Question

Simplify the given exponent : $\dfrac{{16 \times {2^{n + 1}} - 4 \times {2^n}}}{{16 \times {2^{n + 2}} - 2 \times {2^{n + 2}}}}$
A.$\dfrac{3}{2}$
B.$\dfrac{5}{2}$
C.$ - \dfrac{1}{2}$
D.$\dfrac{1}{2}$

Answer 1

Hint: Here, we will first simplify the exponent of the given terms by using the property of exponents.
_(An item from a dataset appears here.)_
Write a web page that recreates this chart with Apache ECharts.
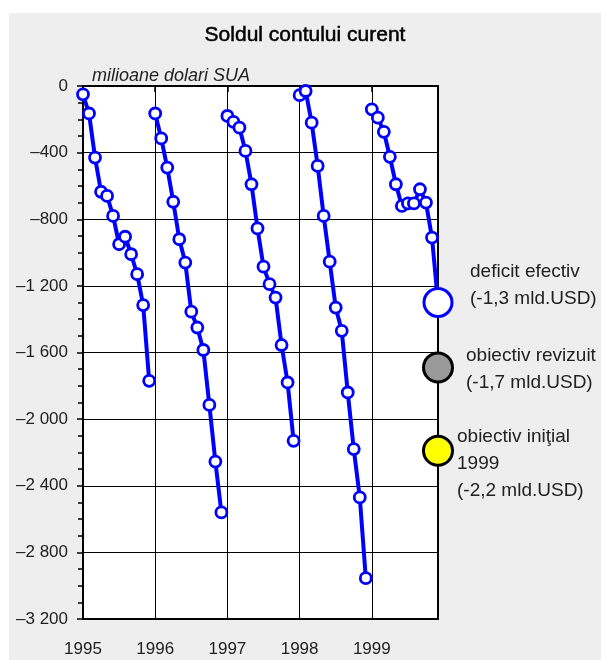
<!DOCTYPE html>
<html>
<head>
<meta charset="utf-8">
<script src="https://cdn.jsdelivr.net/npm/echarts@6/dist/echarts.min.js"></script>
<style>
  body { margin: 0; background: #fff; }
  #chart { position: absolute; left: 9px; top: 13px; width: 592px; height: 647px; }
</style>
</head>
<body>
<div id="chart"></div>
<script type="text/javascript">

// lunar values, milioane dolari SUA (cumulat de la inceputul anului)
var years = [1995, 1996, 1997, 1998, 1999];
var values1995 = [-50, -165, -430, -635, -660, -780, -950, -905, -1010, -1130, -1315, -1770];
var values1996 = [-165, -315, -490, -695, -920, -1060, -1355, -1450, -1585, -1915, -2255, -2560];
var values1997 = [-180, -215, -250, -390, -590, -855, -1085, -1190, -1270, -1555, -1780, -2130];
var values1998 = [-55, -30, -220, -480, -780, -1055, -1330, -1470, -1840, -2180, -2470, -2955];
var values1999 = [-140, -190, -275, -425, -590, -720, -705, -705, -620, -700, -910, -1300];
var yearValues = [values1995, values1996, values1997, values1998, values1999];

// tinte pentru 1999 (decembrie)
var targetNames = ['deficit efectiv', 'obiectiv revizuit', 'obiectiv initial'];
var targetValues = [-1300, -1690, -2190];
var targetMonth = 59;

var yTicks = [0, -400, -800, -1200, -1600, -2000, -2400, -2800, -3200];

var font = 'Liberation Sans, Arial, Helvetica, sans-serif';

var targetStyles = [
    {color: '#ffffff', borderColor: '#0000ff', borderWidth: 3, opacity: 1},
    {color: '#999999', borderColor: '#000000', borderWidth: 3, opacity: 1},
    {color: '#ffff00', borderColor: '#000000', borderWidth: 3, opacity: 1}
];
var targetSizes = [28, 29, 29];

function fmtY(v) {
    if (v === 0) return '0';
    var s = String(Math.abs(v)).replace(/\B(?=(\d{3})+(?!\d))/g, ' ');
    return (v < 0 ? '\u2013' : '') + s;
}

var series = [];
for (var i = 0; i < years.length; i++) {
    series.push({
        name: String(years[i]),
        type: 'line',
        clip: false,
        symbol: 'circle',
        symbolSize: 11,
        showAllSymbol: true,
        lineStyle: {color: '#0000ff', width: 4},
        itemStyle: {color: '#ffffff', borderColor: '#0000ff', borderWidth: 2.8},
        data: yearValues[i].map(function (v, m) { return [12 * i + m, v]; }),
        z: 3
    });
}
series.push({
    name: 'tinte',
    type: 'scatter',
    clip: false,
    symbol: 'circle',
    data: targetValues.map(function (v, k) {
        return {name: targetNames[k], value: [targetMonth, v], symbolSize: targetSizes[k], itemStyle: targetStyles[k]};
    }),
    z: 5
});

var yearTicks = years.map(function (y, i) { return 12 * i; });

var option = {
    backgroundColor: '#eeeeee',
    animation: false,
    title: {
        text: 'Soldul contului curent',
        left: 'center',
        top: 7,
        textStyle: {fontFamily: font, fontSize: 21, fontWeight: 'normal', color: '#000',
            textBorderColor: '#000', textBorderWidth: 0.5}
    },
    grid: {
        left: 74, right: 163, top: 73, bottom: 41,
        show: true, backgroundColor: '#ffffff', borderColor: '#000', borderWidth: 2
    },
    xAxis: {
        type: 'value',
        min: 0,
        max: targetMonth,
        interval: 12,
        axisLine: {lineStyle: {color: '#000', width: 2}},
        axisTick: {length: 6, customValues: yearTicks, lineStyle: {color: '#000', width: 1.5}},
        splitLine: {show: true, lineStyle: {color: '#000', width: 1}},
        axisLabel: {
            customValues: yearTicks,
            margin: 22,
            fontFamily: font, fontSize: 17, color: '#222',
            formatter: function (v) { return String(years[0] + v / 12); }
        }
    },
    yAxis: {
        type: 'value',
        min: yTicks[yTicks.length - 1],
        max: yTicks[0],
        interval: 400,
        axisLine: {show: true, lineStyle: {color: '#000', width: 2}},
        axisTick: {show: true, length: 6, lineStyle: {color: '#000', width: 1.5}},
        minorTick: {show: true, splitNumber: 4, length: 5, lineStyle: {color: '#000', width: 1.5}},
        splitLine: {show: true, lineStyle: {color: '#000', width: 1}},
        axisLabel: {margin: 15, fontFamily: font, fontSize: 17, color: '#222', formatter: fmtY}
    },
    graphic: [
        {type: 'text', left: 83, top: 54, style: {text: 'milioane dolari SUA', fontFamily: font, fontSize: 18, fontStyle: 'italic', fill: '#222'}},
        {type: 'text', x: 461, y: 245, style: {text: 'deficit efectiv\n(-1,3 mld.USD)', fontFamily: font, fontSize: 19, lineHeight: 27, fill: '#222', verticalAlign: 'top'}},
        {type: 'text', x: 457, y: 329, style: {text: 'obiectiv revizuit\n(-1,7 mld.USD)', fontFamily: font, fontSize: 19, lineHeight: 27, fill: '#222', verticalAlign: 'top'}},
        {type: 'text', x: 448, y: 410, style: {text: 'obiectiv ini\u0163ial\n1999\n(-2,2 mld.USD)', fontFamily: font, fontSize: 19, lineHeight: 27, fill: '#222', verticalAlign: 'top'}}
    ],
    series: series
};

var chart = echarts.init(document.getElementById('chart'));
chart.setOption(option);
</script>
</body>
</html>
Then we will use basic mathematical operations like subtraction and multiplication to further simplify the expression further and get the required value of the expression.

Formula Used:
${a^{m + n}} = {a^m} \times {a^n}$

Complete step-by-step answer:
To solve the expression $\dfrac{{16 \times {2^{n + 1}} - 4 \times {2^n}}}{{16 \times {2^{n + 2}} - 2 \times {2^{n + 2}}}}$ we will use the property of exponents.
This is because both the numerator as well as the denominator is having the product of exponential numbers. Hence, using the laws of exponents will help us to solve this question and find the required answer to the given fraction.
Thus, using the identity ${a^{m + n}} = {a^m} \times {a^n}$, we can write the given expression as:
$\dfrac{{16 \times {2^{n + 1}} - 4 \times {2^n}}}{{16 \times {2^{n + 2}} - 2 \times {2^{n + 2}}}} = \dfrac{{16 \times {2^n} \times 2 - 4 \times {2^n}}}{{16 \times {2^n} \times {2^2} - 2 \times {2^n} \times {2^2}}}$
Taking ${2^n}$ common from both the numerator as well as the denominator, we get,
$ \Rightarrow \dfrac{{16 \times {2^{n + 1}} - 4 \times {2^n}}}{{16 \times {2^{n + 2}} - 2 \times {2^{n + 2}}}} = \dfrac{{{2^n}\left( {16 \times 2 - 4} \right)}}{{{2^n}\left( {16 \times {2^2} - 2 \times {2^2}} \right)}}$
Multiplying the terms in the numerator and applying the exponents on terms in the denominator, we get
$ \Rightarrow \dfrac{{16 \times {2^{n + 1}} - 4 \times {2^n}}}{{16 \times {2^{n + 2}} - 2 \times {2^{n + 2}}}} = \dfrac{{32 - 4}}{{16 \times 4 - 2 \times 4}}$
Again multiplying the terms in the denominator, we get
$ \Rightarrow \dfrac{{16 \times {2^{n + 1}} - 4 \times {2^n}}}{{16 \times {2^{n + 2}} - 2 \times {2^{n + 2}}}} = \dfrac{{32 - 4}}{{64 - 8}}$
Subtracting the terms, we get
$ \Rightarrow \dfrac{{16 \times {2^{n + 1}} - 4 \times {2^n}}}{{16 \times {2^{n + 2}} - 2 \times {2^{n + 2}}}} = \dfrac{{28}}{{56}} = \dfrac{1}{2}$
Therefore, the value of $\dfrac{{16 \times {2^{n + 1}} - 4 \times {2^n}}}{{16 \times {2^{n + 2}} - 2 \times {2^{n + 2}}}}$ is $\dfrac{1}{2}$
Hence, option D is the correct answer.

Note: An expression that represents the repeated multiplication of the same number is known as power. When a number is written with power then the power becomes the exponent of that particular number. It shows how many times that particular number will be multiplied by itself. Hence, whenever we are given the multiplication of the same numbers, then we can express that number with an exponent and vice-versa.
Here, we have used the BODMAS rule, according to which we do subtraction after doing multiplication. Hence, first of all we have multiplied the numbers which had a multiplication sign between them and then, we have done the subtraction as per the requirement of the question.